El 20 de julio los partidos que se reclaman independientes perdieron una vez más la posibilidad de modificar el escenario político que forzara al gobierno a pasar de la diatriba y descalificación a la concertación en un país que navega a la deriva, con un poder ejecutivo limitado por su ineficiencia, vapuleado por escándalos de corrupción que lo demeritan y le merman el respaldo ciudadano. Un escenario que suscita fundados temores en la conducta de un gabinete hacia su progresiva radicalización. A pesar de algunos reveses en el control de las presidencias de las Comisiones de las Cámaras, le era dable al presidente pensar que pocas dificultades confrontarían sus principales reformas e iniciativas legislativas, y escasas serían las posibilidades de un control político eficiente que restringiera abusos de poder que prevalecerían sobre la mesura que exige la repetitiva y siempre frustrada búsqueda de un acuerdo nacional.
Nadie contaba con que en este país descuadernado la Fiscalía sorprendiera con el destape de la rampante corrupción en las más altas esferas del gobierno que cobrará no solo cabezas sino también confirmaría el grado de putrefacción que contamina el ejercicio del poder en Colombia. Las pesquisas del ente acusador corroboran el grado de postración ética que hoy prevalece en el país y amenaza los pilares que sustentan el poder moral que dan vida y legitimidad a las instituciones de la república.
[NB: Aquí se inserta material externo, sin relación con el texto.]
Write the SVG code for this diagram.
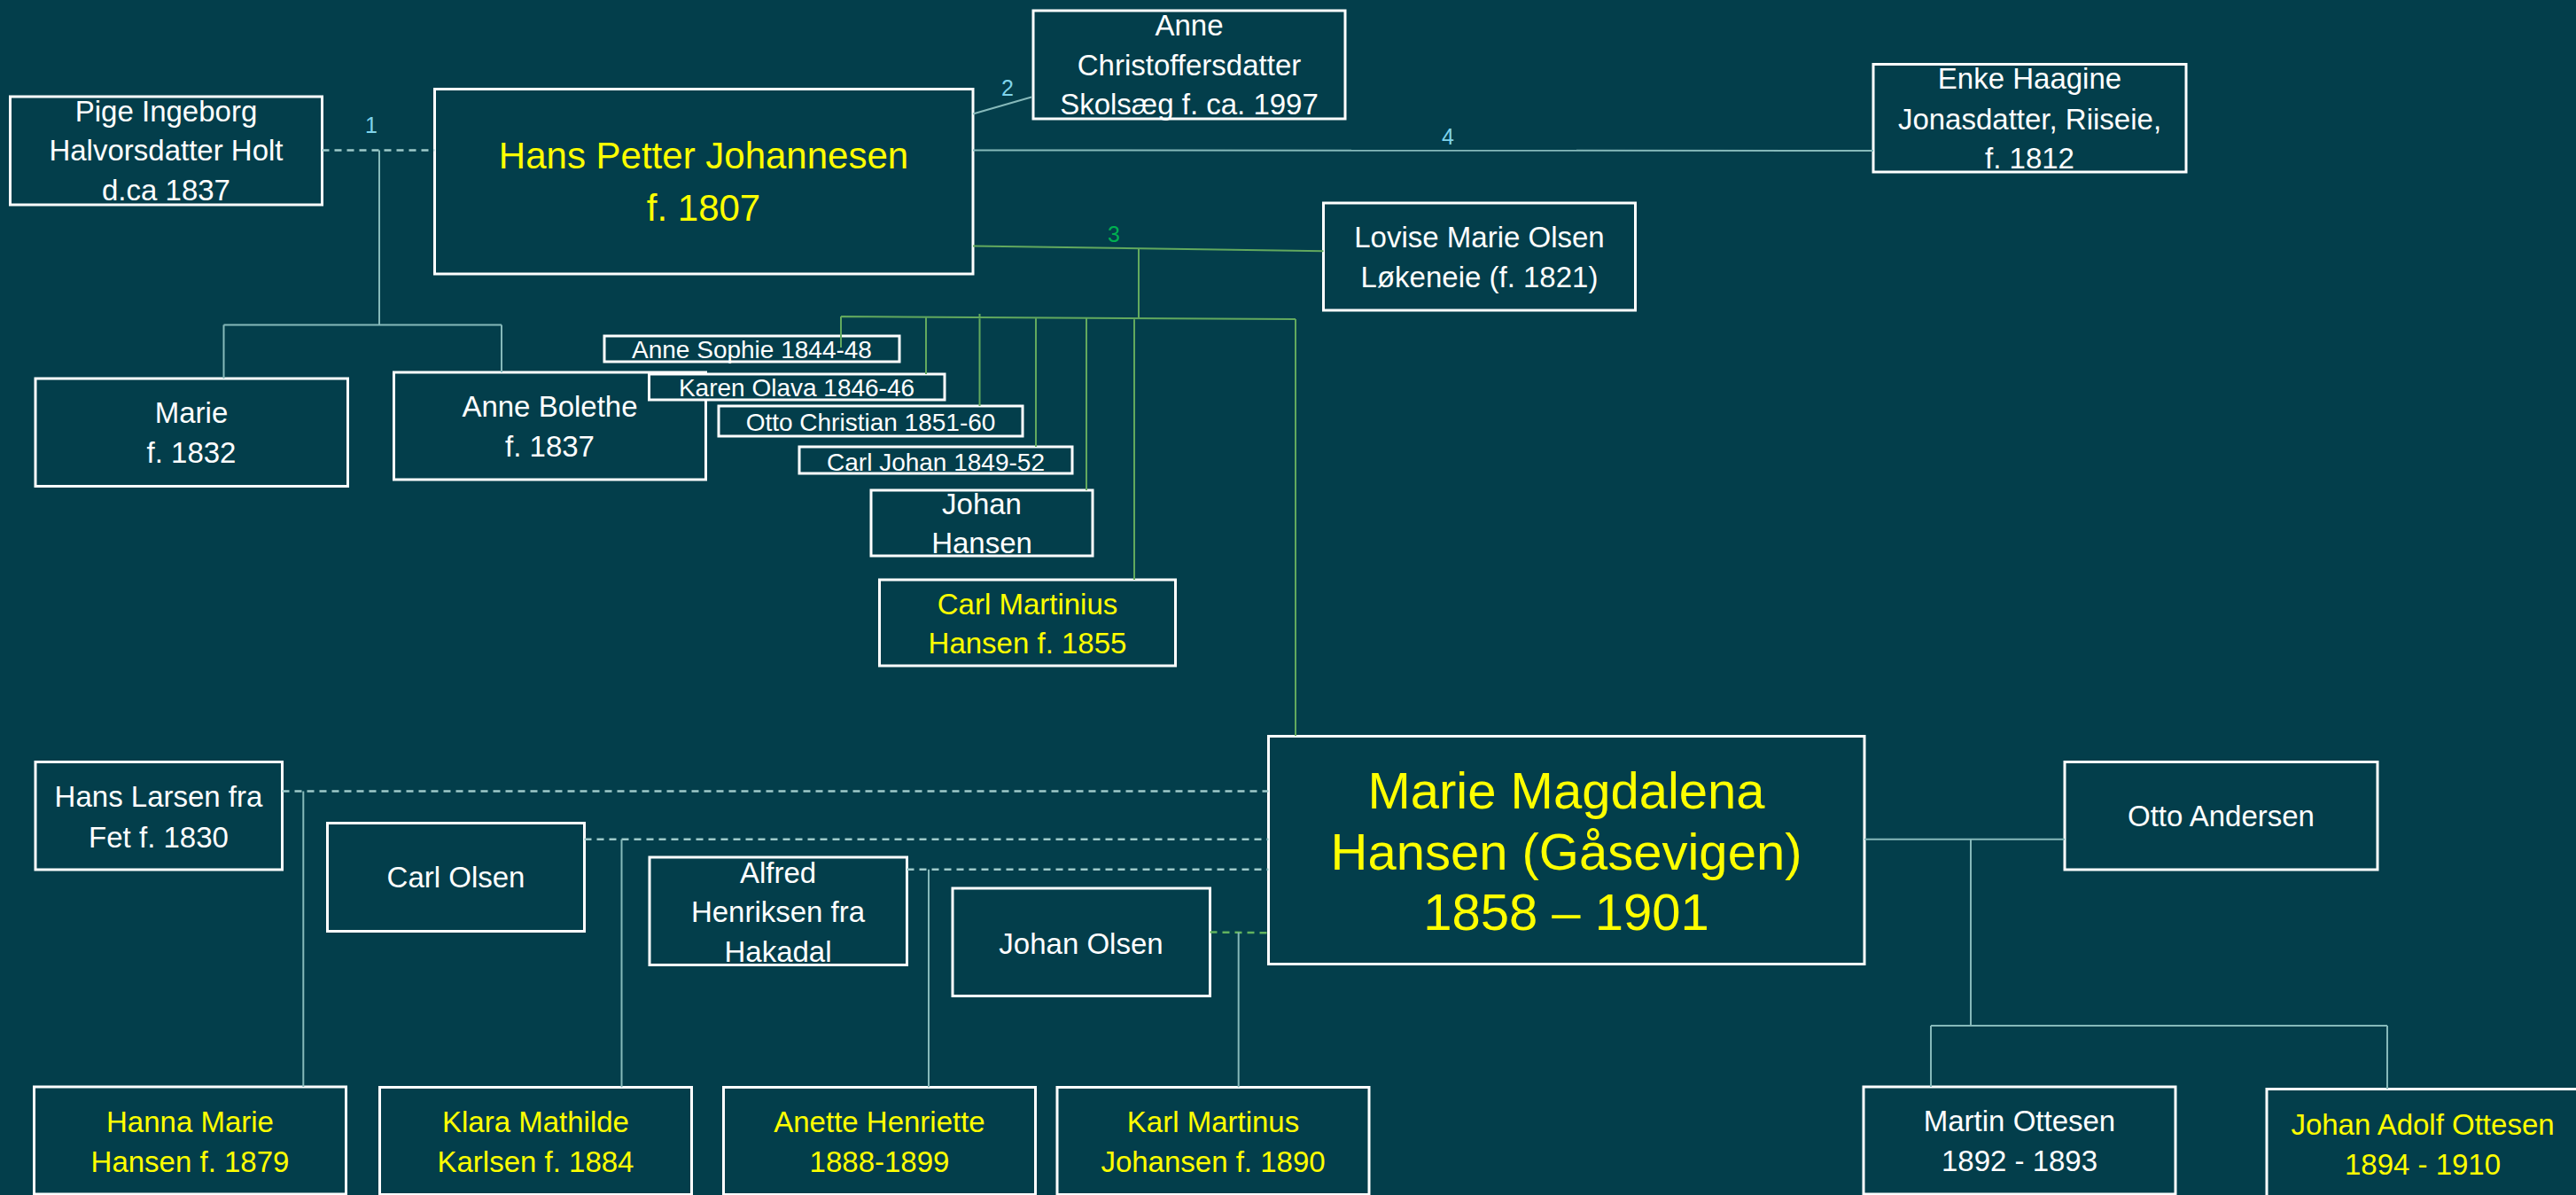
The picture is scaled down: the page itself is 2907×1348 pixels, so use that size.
<svg xmlns="http://www.w3.org/2000/svg" width="2907" height="1348" viewBox="0 0 2907 1348">
<style>
.bg{fill:#033e4b}
.box{fill:#033e4b;stroke:#ffffff;stroke-width:3}
.t{font-family:"Liberation Sans",Arial,sans-serif;font-size:33px;fill:#ffffff;text-anchor:middle}
.y{fill:#ffff00}
.s{font-size:28px}
.big{font-size:42px}
.huge{font-size:58px}
.c{fill:none;stroke:#86b9ba;stroke-width:2}
.d{fill:none;stroke:#9fcaca;stroke-width:2.5;stroke-dasharray:8 6}
.g{fill:none;stroke:#62a95e;stroke-width:2}
.gd{fill:none;stroke:#62b25e;stroke-width:2.5;stroke-dasharray:8 6}
.lb{font-family:"Liberation Sans",Arial,sans-serif;font-size:25px;fill:#7fd3ea;text-anchor:middle}
.lg{fill:#00b050}
</style>
<rect class="bg" x="0" y="0" width="2907" height="1348"/>
<g id="nodes">
<g id="pige"><rect class="box" x="11.5" y="109" width="352" height="122"/>
<text class="t" x="187.5" y="137">Pige Ingeborg</text><text class="t" x="187.5" y="181">Halvorsdatter Holt</text><text class="t" x="187.5" y="226">d.ca 1837</text></g>
<g id="hanspetter"><rect class="box" x="490.5" y="100.5" width="607.5" height="208.5"/>
<text class="t y big" x="794" y="190">Hans Petter Johannesen</text><text class="t y big" x="794" y="249">f. 1807</text></g>
<g id="annec"><rect class="box" x="1166" y="12" width="352" height="122"/>
<text class="t" x="1342" y="40">Anne</text><text class="t" x="1342" y="85">Christoffersdatter</text><text class="t" x="1342" y="129">Skolsæg f. ca. 1997</text></g>
<g id="enke"><rect class="box" x="2114" y="72.5" width="353" height="121.5"/>
<text class="t" x="2290.5" y="100">Enke Haagine</text><text class="t" x="2290.5" y="146">Jonasdatter, Riiseie,</text><text class="t" x="2290.5" y="190">f. 1812</text></g>
<g id="lovise"><rect class="box" x="1493.5" y="229" width="352" height="121"/>
<text class="t" x="1669.5" y="279">Lovise Marie Olsen</text><text class="t" x="1669.5" y="324">Løkeneie (f. 1821)</text></g>
<g id="marie"><rect class="box" x="40" y="427" width="352.5" height="121.5"/>
<text class="t" x="216" y="476.5">Marie</text><text class="t" x="216" y="522">f. 1832</text></g>
<g id="annebolethe"><rect class="box" x="444.5" y="420" width="352" height="121"/>
<text class="t" x="620.5" y="470">Anne Bolethe</text><text class="t" x="620.5" y="515">f. 1837</text></g>
<g id="annesophie"><rect class="box" x="682" y="379" width="333" height="29"/>
<text class="t s" x="848.5" y="404">Anne Sophie 1844-48</text></g>
<g id="karen"><rect class="box" x="732.5" y="422" width="333.5" height="29"/>
<text class="t s" x="899" y="447">Karen Olava 1846-46</text></g>
<g id="ottochristian"><rect class="box" x="811" y="458" width="343" height="34"/>
<text class="t s" x="982.5" y="486">Otto Christian 1851-60</text></g>
<g id="carljohan"><rect class="box" x="902" y="504" width="308" height="30"/>
<text class="t s" x="1056" y="531">Carl Johan 1849-52</text></g>
<g id="johanhansen"><rect class="box" x="983" y="553" width="250" height="74"/>
<text class="t" x="1108" y="580">Johan</text><text class="t" x="1108" y="624">Hansen</text></g>
<g id="carlmartinius"><rect class="box" x="992.5" y="654" width="334" height="97"/>
<text class="t y" x="1159.5" y="693">Carl Martinius</text><text class="t y" x="1159.5" y="737">Hansen f. 1855</text></g>
<g id="hanslarsen"><rect class="box" x="40" y="859.5" width="278.5" height="121.5"/>
<text class="t" x="179" y="910">Hans Larsen fra</text><text class="t" x="179" y="955.5">Fet f. 1830</text></g>
<g id="carlolsen"><rect class="box" x="369.5" y="928.5" width="290" height="122"/>
<text class="t" x="514.5" y="1001">Carl Olsen</text></g>
<g id="alfred"><rect class="box" x="733" y="967" width="290.5" height="121.5"/>
<text class="t" x="878" y="996">Alfred</text><text class="t" x="878" y="1040">Henriksen fra</text><text class="t" x="878" y="1085">Hakadal</text></g>
<g id="johanolsen"><rect class="box" x="1075" y="1002" width="290.5" height="121.5"/>
<text class="t" x="1220" y="1076">Johan Olsen</text></g>
<g id="mariemagdalena"><rect class="box" x="1431.5" y="830.5" width="672.5" height="257"/>
<text class="t y huge" x="1767.5" y="912">Marie Magdalena</text><text class="t y huge" x="1767.5" y="981">Hansen (Gåsevigen)</text><text class="t y huge" x="1767.5" y="1049">1858 – 1901</text></g>
<g id="ottoandersen"><rect class="box" x="2330" y="859.5" width="353" height="121.5"/>
<text class="t" x="2506.5" y="932">Otto Andersen</text></g>
<g id="hanna"><rect class="box" x="38.5" y="1226" width="352" height="121"/>
<text class="t y" x="214.5" y="1277">Hanna Marie</text><text class="t y" x="214.5" y="1322">Hansen f. 1879</text></g>
<g id="klara"><rect class="box" x="428.5" y="1226.5" width="352" height="121"/>
<text class="t y" x="604.5" y="1277">Klara Mathilde</text><text class="t y" x="604.5" y="1322">Karlsen f. 1884</text></g>
<g id="anette"><rect class="box" x="816.5" y="1226.5" width="352" height="121"/>
<text class="t y" x="992.5" y="1277">Anette Henriette</text><text class="t y" x="992.5" y="1322">1888-1899</text></g>
<g id="karlmartinus"><rect class="box" x="1193" y="1226.5" width="352" height="121"/>
<text class="t y" x="1369" y="1277">Karl Martinus</text><text class="t y" x="1369" y="1322">Johansen f. 1890</text></g>
<g id="martin"><rect class="box" x="2103" y="1226" width="352" height="121"/>
<text class="t" x="2279" y="1276">Martin Ottesen</text><text class="t" x="2279" y="1321">1892 - 1893</text></g>
<g id="johanadolf"><rect class="box" x="2558" y="1228.5" width="352" height="121"/>
<text class="t y" x="2734" y="1280">Johan Adolf Ottesen</text><text class="t y" x="2734" y="1325">1894 - 1910</text></g>
</g>
<g id="connectors">
<path class="d" d="M363.5 169.5H490.5"/>
<path class="c" d="M428 169.5V366.5M252.5 366.5H566M252.5 366.5V427M566 366.5V420"/>
<path class="c" d="M1098 128.5L1164 109.5"/>
<path class="c" d="M1098 169.5L2114 170"/>
<path class="g" d="M1098 277.5L1493.5 283.3"/>
<path class="g" d="M1285 280V359M949 357L1462 360M949 357V392M1045 358V422M1105.5 354V458M1169 357.5V504M1226 358.5V553M1280 359V654M1462 360V830"/>
<path class="d" d="M318.5 892.5H1431.5"/>
<path class="c" d="M342.3 892.5V1226"/>
<path class="d" d="M659.5 946.8H1431.5"/>
<path class="c" d="M701.5 946.8V1226.5"/>
<path class="d" d="M1023.5 980.7H1431.5"/>
<path class="c" d="M1048 980.7V1226.5"/>
<path class="gd" d="M1365.5 1051.5L1431.5 1052.3"/>
<path class="c" d="M1397.7 1051.7V1226.5"/>
<path class="c" d="M2104 946.8H2330M2224 946.8V1157M2179 1157H2694M2179 1157V1226M2694 1157V1228.5"/>
<text class="lb" x="419" y="150">1</text>
<text class="lb" x="1137" y="108">2</text>
<text class="lb lg" x="1257" y="273">3</text>
<text class="lb" x="1634" y="163">4</text>
</g>
</svg>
Ese hálito malsano que hoy se expande por muchas de las autoridades de los poderes ejecutivo y legislativo, de confirmarse, deslegitimarían a quienes comprometen y exigiría la depuración de sus agentes. Estamos ante la prueba más exigente de los tiempos que vivimos que requerirá de una cumplida justicia y de la solidaria reacción de los colombianos en la recuperación de su democracia y de sus instituciones. No debe el presidente reincidir en sus diatribas periódicas con las que estigmatiza a sus oponentes, ni galvanizar a los propios para tratar de contener lo incontenible, ni tampoco hacer de la desgracia una pena ajena. Confrontamos el mayor desafío nacional que no puede resolverse sin la voluntad de superarlo de consuno para recuperar esperanzas en nuestro futuro.
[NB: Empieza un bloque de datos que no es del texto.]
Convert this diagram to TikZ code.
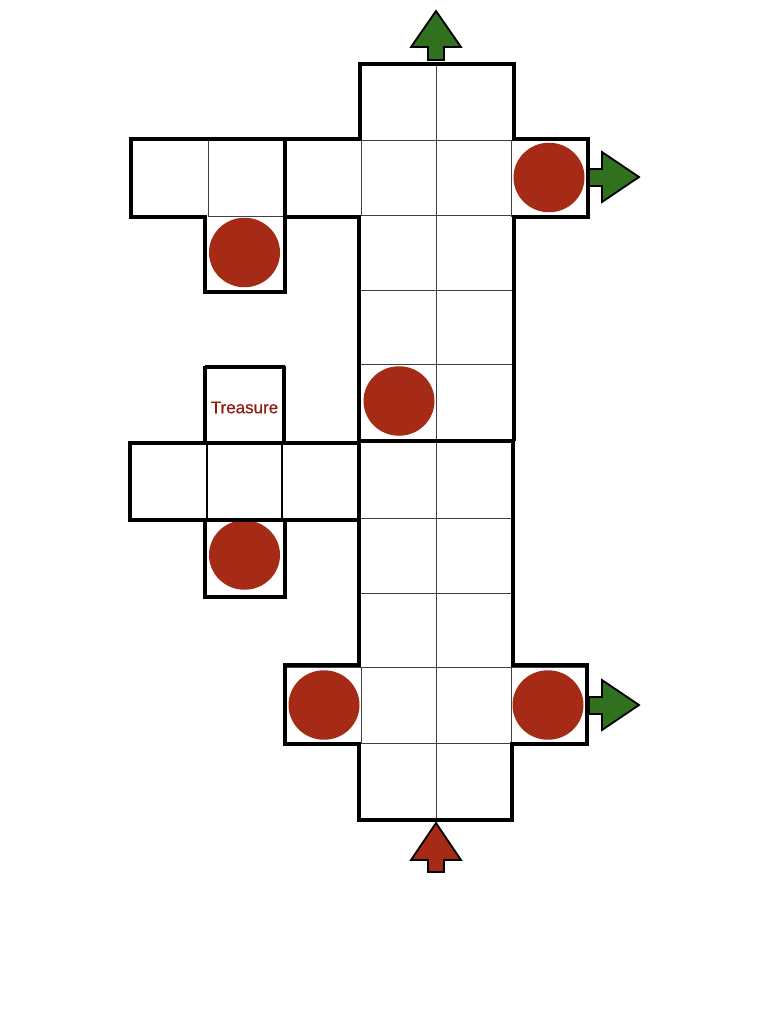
\documentclass[tikz,border=0pt]{standalone}
\usepackage{fontspec}
\setmainfont{Liberation Sans}
\newfontfamily\lblfont[FakeBold=0.35]{Liberation Sans}
\usetikzlibrary{shapes.geometric}
\definecolor{brick}{HTML}{A62B16}
\definecolor{leaf}{HTML}{31701E}
\definecolor{lbl}{HTML}{8F1F12}
\tikzset{
  thick wall/.style={draw=black,line width=4pt,line join=miter},
  thin grid/.style={draw=black!75,line width=0.9pt},
  token/.style={ellipse,fill=brick,minimum width=71pt,minimum height=69.5pt,inner sep=0pt},
  goal arrow/.style={fill=leaf,draw=black,line width=1.8pt,line join=miter},
  start arrow/.style={fill=brick,draw=black,line width=1.8pt,line join=miter},
}
\begin{document}
\begin{tikzpicture}[x=1pt,y=-1pt]
\useasboundingbox (0,0) rectangle (768,1024);
\fill[white] (0,0) rectangle (768,1024);
% thin grid
\draw[thin grid] (436,64) -- (436,820);
\draw[thin grid] (361,140) -- (361,215) (511,140) -- (511,217);
\draw[thin grid] (361,667) -- (361,743) (511,667) -- (511,743);
\foreach \yy in {140,215,290,364,518,593,667,743} \draw[thin grid] (360,\yy) -- (512,\yy);
\draw[thin grid] (512,140) -- (588,140) (285,140) -- (360,140) (285,215) -- (360,215);
\draw[thin grid] (512,667) -- (587,667) (512,743) -- (587,743) (285,667) -- (360,667) (285,743) -- (360,743);
\draw[thin grid] (208,139) -- (208,217) (208,216) -- (285,216);
\draw[draw=black,line width=1.3pt] (207,443) -- (207,520) (282,443) -- (282,520) (207,443) -- (282,443) (207,519) -- (282,519);
% tokens
\node[token] (t1) at (244.5,252.5) {};
\node[token] (t2) at (549,177.5) {};
\node[token] (t3) at (399,401) {};
\node[token] (t4) at (244.5,555) {};
\node[token] (t5) at (324,705) {};
\node[token] (t6) at (548,705) {};
% walls
\draw[thick wall] (360,64) -- (514,64) -- (514,139) -- (588,139) -- (588,217) -- (514,217) -- (514,441);
\draw[thick wall] (513,439) -- (513,665) -- (587,665) -- (587,744) -- (512,744) -- (512,820) -- (359,820) -- (359,744)
  -- (285,744) -- (285,665) -- (359,665) -- (359,217) -- (285,217) -- (285,292) -- (205,292)
  -- (205,217) -- (131,217) -- (131,139) -- (360,139) -- (360,62);
\draw[thick wall] (285,139) -- (285,217);
\draw[thick wall] (359,441) -- (513,441);
\draw[thick wall] (205,367) -- (285,367);
\draw[thick wall] (205,366) -- (205,443) (284,366) -- (284,443);
\draw[thick wall] (359,443) -- (130,443) -- (130,520) -- (359,520);
\draw[thick wall] (205,520) -- (205,597) -- (285,597) -- (285,520);
% text
\node[text=lbl,font=\lblfont\fontsize{17}{20}\selectfont,inner sep=0pt] (tr) at (244.5,407.5) {Treasure};
% arrows
\draw[goal arrow] (436,11) -- (461,47) -- (444,47) -- (444,60) -- (428,60) -- (428,47) -- (411,47) -- cycle;
\draw[start arrow] (436,823) -- (461,860) -- (444,860) -- (444,872) -- (428,872) -- (428,860) -- (411,860) -- cycle;
\draw[goal arrow] (639,177) -- (602,152) -- (602,169) -- (589,169) -- (589,186) -- (602,186) -- (602,202) -- cycle;
\draw[goal arrow] (639,705) -- (602,680) -- (602,697) -- (589,697) -- (589,714) -- (602,714) -- (602,730) -- cycle;
\end{tikzpicture}
\end{document}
El país espera de sus instituciones la superación de la incertidumbre que erosiona la confianza en las capacidades disponibles para superar las pruebas que lo avasallan. El inmediato presente no autoriza el optimismo. Los partidos han perdido sus capacidades, solícitos como han sido sus integrantes de las prebendas que han colmado sus aspiraciones y accionar, pero enajenado el respeto ciudadano. La excesiva permisividad con los actores de la violencia hoy cobra su precio y se erige una vez más en obstáculo a la convivencia y solidaridad. Los gobernantes se solazan con el poder sin comprender sus dimensiones, y la pérdida de referentes éticos convulsiona la vida en sociedad. Padecemos todos los peligros que hacen inviables las sociedades, sin percatarnos de la hecatombe que se ha venido construyendo y ahora nos golpea. Llegó el momento de clausurar el pasado. El futuro del país depende de la capacidad de comprender que la política es espacio de concertación más que de confrontación y que la unidad es herramienta de superación de los desafíos más extremos. Las calamidades éticas del poder deben aleccionarnos para superar las contingencias del presente. Pensar en el futuro inmediato es la condición ineludible para fortalecer el futuro posible.